*Exercise aim*:
Quote the data exactly, first line to the line containing "import plotly.graph_objects as go", with no pictures.

*Recorded information*:
****************************************
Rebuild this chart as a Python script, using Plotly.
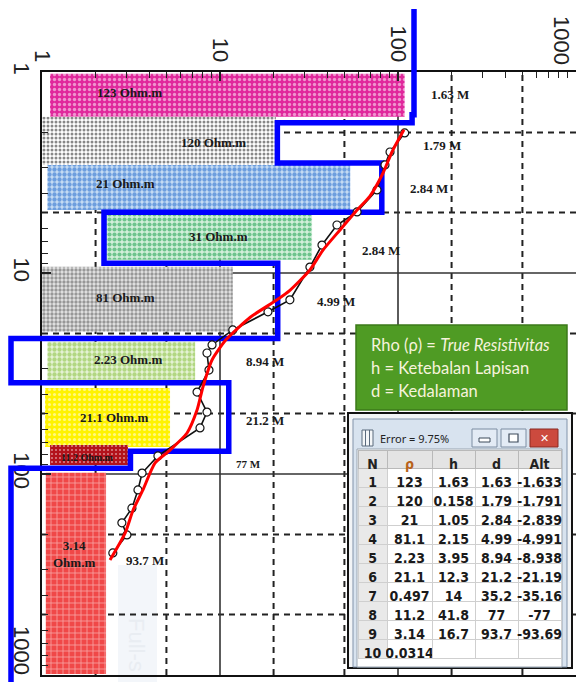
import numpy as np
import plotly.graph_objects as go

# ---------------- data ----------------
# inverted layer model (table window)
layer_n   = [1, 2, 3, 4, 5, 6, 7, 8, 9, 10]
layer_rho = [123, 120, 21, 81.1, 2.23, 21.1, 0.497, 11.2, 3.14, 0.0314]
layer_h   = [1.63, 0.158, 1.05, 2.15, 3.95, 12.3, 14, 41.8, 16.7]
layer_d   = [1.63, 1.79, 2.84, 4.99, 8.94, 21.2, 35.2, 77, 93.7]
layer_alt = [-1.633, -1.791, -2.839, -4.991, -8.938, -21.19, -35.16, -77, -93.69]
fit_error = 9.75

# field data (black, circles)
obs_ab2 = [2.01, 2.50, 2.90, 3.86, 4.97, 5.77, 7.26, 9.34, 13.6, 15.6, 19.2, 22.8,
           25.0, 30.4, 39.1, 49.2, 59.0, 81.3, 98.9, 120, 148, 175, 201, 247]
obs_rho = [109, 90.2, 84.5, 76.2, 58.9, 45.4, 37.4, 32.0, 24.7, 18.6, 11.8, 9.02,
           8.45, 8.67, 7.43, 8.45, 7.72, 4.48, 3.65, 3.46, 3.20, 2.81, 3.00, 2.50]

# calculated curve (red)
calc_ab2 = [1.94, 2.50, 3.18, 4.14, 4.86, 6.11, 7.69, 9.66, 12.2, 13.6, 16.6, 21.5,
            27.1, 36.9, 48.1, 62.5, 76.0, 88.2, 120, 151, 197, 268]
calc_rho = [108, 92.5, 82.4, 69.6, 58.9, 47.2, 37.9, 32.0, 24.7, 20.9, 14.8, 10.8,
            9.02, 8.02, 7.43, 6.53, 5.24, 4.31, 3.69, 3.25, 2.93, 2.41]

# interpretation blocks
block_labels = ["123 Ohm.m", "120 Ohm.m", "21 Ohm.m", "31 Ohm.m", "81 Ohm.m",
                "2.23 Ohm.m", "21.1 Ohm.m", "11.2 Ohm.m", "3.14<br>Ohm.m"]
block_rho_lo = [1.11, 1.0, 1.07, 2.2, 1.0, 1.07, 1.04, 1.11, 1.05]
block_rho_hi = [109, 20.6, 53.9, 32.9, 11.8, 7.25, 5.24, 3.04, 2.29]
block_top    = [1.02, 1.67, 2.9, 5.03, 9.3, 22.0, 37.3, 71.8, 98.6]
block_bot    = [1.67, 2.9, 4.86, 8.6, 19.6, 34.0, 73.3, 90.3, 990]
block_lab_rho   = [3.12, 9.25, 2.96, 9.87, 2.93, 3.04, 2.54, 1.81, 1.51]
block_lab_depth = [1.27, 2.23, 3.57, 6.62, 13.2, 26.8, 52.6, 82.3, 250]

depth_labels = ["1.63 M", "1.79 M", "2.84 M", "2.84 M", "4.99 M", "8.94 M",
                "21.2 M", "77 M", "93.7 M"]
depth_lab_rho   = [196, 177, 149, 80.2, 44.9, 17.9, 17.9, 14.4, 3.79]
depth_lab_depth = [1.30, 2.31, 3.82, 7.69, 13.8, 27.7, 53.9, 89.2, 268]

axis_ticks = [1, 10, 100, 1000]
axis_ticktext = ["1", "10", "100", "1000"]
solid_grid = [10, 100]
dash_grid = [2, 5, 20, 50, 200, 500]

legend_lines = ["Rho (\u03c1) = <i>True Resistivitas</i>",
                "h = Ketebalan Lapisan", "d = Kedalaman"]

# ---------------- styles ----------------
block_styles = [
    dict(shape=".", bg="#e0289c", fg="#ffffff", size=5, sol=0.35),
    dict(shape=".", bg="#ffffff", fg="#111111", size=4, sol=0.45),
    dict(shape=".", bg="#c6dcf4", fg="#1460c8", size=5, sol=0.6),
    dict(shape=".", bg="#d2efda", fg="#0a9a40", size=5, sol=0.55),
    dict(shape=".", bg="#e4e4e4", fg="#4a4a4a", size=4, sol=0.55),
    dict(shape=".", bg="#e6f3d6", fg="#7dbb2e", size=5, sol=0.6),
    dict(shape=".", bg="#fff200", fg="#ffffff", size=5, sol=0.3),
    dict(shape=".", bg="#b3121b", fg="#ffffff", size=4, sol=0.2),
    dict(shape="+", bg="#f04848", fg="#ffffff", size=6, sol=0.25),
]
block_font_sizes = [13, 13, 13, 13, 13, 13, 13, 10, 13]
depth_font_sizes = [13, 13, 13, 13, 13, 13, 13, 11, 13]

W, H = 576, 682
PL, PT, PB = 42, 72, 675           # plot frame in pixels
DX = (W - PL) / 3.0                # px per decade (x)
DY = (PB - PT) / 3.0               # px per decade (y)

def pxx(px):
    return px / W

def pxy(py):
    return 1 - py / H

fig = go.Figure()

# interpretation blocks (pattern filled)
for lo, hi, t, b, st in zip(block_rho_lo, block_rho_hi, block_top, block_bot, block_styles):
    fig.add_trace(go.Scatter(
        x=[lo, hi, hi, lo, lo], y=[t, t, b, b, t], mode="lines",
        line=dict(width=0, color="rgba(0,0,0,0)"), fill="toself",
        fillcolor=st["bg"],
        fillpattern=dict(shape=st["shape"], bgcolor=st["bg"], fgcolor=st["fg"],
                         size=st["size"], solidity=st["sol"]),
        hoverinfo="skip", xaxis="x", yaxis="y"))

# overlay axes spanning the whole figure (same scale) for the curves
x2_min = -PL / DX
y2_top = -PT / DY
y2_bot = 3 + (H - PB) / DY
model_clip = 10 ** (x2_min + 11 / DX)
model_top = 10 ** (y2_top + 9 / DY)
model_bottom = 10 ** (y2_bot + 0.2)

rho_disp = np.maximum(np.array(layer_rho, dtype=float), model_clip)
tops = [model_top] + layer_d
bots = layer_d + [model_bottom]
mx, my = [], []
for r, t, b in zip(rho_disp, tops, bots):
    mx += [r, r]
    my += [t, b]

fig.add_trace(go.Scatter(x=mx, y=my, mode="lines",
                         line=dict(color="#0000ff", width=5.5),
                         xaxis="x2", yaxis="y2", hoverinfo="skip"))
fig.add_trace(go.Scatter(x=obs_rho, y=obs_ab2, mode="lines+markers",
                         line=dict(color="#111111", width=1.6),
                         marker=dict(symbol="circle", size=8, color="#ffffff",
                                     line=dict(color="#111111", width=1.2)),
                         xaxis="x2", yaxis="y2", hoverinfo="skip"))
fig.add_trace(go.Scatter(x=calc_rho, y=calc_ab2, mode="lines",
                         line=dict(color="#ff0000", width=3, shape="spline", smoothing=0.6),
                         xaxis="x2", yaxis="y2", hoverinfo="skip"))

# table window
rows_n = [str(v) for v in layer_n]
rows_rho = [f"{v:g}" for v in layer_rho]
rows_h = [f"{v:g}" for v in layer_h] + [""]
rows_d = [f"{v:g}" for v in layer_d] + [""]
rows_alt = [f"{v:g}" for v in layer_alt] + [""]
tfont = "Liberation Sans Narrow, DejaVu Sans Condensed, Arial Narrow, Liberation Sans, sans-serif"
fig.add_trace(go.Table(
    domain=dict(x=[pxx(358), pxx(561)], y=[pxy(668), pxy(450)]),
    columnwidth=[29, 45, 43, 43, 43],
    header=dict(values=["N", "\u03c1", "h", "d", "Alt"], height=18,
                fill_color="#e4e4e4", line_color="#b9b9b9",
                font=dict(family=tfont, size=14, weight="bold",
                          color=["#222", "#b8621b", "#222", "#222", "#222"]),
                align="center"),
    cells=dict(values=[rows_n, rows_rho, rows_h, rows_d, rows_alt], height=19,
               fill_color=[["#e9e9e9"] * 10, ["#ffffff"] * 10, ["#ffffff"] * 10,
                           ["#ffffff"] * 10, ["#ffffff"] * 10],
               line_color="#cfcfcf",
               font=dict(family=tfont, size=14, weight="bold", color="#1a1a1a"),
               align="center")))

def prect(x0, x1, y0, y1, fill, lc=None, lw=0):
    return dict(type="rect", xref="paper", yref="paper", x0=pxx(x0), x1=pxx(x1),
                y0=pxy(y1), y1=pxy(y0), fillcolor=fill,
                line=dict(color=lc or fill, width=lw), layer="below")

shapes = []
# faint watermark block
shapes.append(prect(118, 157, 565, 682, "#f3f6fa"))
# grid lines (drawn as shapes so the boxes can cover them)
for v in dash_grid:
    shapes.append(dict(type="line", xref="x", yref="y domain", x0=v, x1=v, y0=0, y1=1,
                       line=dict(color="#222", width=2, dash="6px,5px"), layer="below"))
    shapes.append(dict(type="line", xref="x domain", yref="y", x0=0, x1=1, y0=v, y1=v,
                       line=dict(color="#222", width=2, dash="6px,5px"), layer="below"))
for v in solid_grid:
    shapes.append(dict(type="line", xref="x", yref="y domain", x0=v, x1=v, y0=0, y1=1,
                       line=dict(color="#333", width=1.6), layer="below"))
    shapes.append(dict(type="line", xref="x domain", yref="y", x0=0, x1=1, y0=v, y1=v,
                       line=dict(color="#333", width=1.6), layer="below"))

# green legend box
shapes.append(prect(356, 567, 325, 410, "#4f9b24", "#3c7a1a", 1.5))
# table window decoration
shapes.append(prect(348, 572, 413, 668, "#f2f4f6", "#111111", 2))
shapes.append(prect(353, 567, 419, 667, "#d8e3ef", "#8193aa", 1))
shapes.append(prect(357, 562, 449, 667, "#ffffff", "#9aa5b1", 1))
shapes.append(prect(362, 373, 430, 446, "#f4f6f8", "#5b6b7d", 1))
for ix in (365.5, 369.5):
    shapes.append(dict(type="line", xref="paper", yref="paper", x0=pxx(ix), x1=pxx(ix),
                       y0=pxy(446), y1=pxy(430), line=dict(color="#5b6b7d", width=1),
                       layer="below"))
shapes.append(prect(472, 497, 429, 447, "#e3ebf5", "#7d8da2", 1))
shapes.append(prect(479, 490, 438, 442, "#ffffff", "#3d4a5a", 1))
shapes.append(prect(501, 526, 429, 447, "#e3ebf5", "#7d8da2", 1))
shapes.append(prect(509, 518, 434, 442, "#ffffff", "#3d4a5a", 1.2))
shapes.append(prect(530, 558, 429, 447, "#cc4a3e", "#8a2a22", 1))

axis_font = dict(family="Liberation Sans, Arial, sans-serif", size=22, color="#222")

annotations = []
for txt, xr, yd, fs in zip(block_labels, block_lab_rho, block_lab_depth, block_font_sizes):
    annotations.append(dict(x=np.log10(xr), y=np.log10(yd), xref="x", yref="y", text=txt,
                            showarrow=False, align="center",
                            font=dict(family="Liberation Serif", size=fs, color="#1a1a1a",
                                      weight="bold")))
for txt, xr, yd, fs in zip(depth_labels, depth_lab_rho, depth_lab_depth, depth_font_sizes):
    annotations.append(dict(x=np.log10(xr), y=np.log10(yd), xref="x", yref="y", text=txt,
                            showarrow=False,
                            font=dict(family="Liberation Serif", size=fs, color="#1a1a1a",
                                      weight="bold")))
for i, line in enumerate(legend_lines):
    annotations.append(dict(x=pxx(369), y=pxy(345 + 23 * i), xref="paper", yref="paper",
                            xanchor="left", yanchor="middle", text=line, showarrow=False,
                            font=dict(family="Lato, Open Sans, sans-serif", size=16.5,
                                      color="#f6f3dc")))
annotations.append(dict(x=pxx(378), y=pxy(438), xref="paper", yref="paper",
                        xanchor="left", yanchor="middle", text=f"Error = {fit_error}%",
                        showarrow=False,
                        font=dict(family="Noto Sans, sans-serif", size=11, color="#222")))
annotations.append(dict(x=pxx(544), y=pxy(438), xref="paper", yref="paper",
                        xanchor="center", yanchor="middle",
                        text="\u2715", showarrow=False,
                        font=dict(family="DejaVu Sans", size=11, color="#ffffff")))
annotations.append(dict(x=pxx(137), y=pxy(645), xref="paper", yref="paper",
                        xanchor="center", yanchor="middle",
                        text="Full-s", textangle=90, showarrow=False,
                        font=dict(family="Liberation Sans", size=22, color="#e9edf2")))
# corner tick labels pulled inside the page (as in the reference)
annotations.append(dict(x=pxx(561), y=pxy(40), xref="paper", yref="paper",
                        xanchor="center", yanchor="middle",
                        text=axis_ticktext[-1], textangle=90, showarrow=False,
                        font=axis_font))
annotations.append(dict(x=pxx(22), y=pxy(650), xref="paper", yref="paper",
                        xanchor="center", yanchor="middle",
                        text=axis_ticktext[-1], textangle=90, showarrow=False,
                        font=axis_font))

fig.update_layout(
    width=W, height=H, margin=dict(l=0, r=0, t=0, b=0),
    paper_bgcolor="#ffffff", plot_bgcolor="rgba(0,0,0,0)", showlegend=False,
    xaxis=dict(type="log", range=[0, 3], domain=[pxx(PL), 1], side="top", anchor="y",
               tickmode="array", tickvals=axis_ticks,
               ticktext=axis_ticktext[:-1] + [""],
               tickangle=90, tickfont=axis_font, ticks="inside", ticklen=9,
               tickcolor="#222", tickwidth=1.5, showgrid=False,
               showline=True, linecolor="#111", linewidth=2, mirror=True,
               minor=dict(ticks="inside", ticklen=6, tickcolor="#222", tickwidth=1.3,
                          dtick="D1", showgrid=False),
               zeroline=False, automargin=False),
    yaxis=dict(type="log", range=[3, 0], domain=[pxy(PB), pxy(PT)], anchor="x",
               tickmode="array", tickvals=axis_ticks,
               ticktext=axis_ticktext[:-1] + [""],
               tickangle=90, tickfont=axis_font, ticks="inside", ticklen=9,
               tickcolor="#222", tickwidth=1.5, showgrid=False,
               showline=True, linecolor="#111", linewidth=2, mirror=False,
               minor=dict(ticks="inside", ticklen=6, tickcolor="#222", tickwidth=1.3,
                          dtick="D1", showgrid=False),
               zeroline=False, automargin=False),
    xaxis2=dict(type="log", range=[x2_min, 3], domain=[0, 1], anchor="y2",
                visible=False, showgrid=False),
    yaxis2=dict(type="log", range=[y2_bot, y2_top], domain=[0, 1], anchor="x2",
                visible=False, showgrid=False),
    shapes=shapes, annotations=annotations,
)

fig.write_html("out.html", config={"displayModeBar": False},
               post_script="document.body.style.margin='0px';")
****************************************
*Result below*:
Rebuild this chart as a Python script, using Plotly.
import numpy as np
import plotly.graph_objects as go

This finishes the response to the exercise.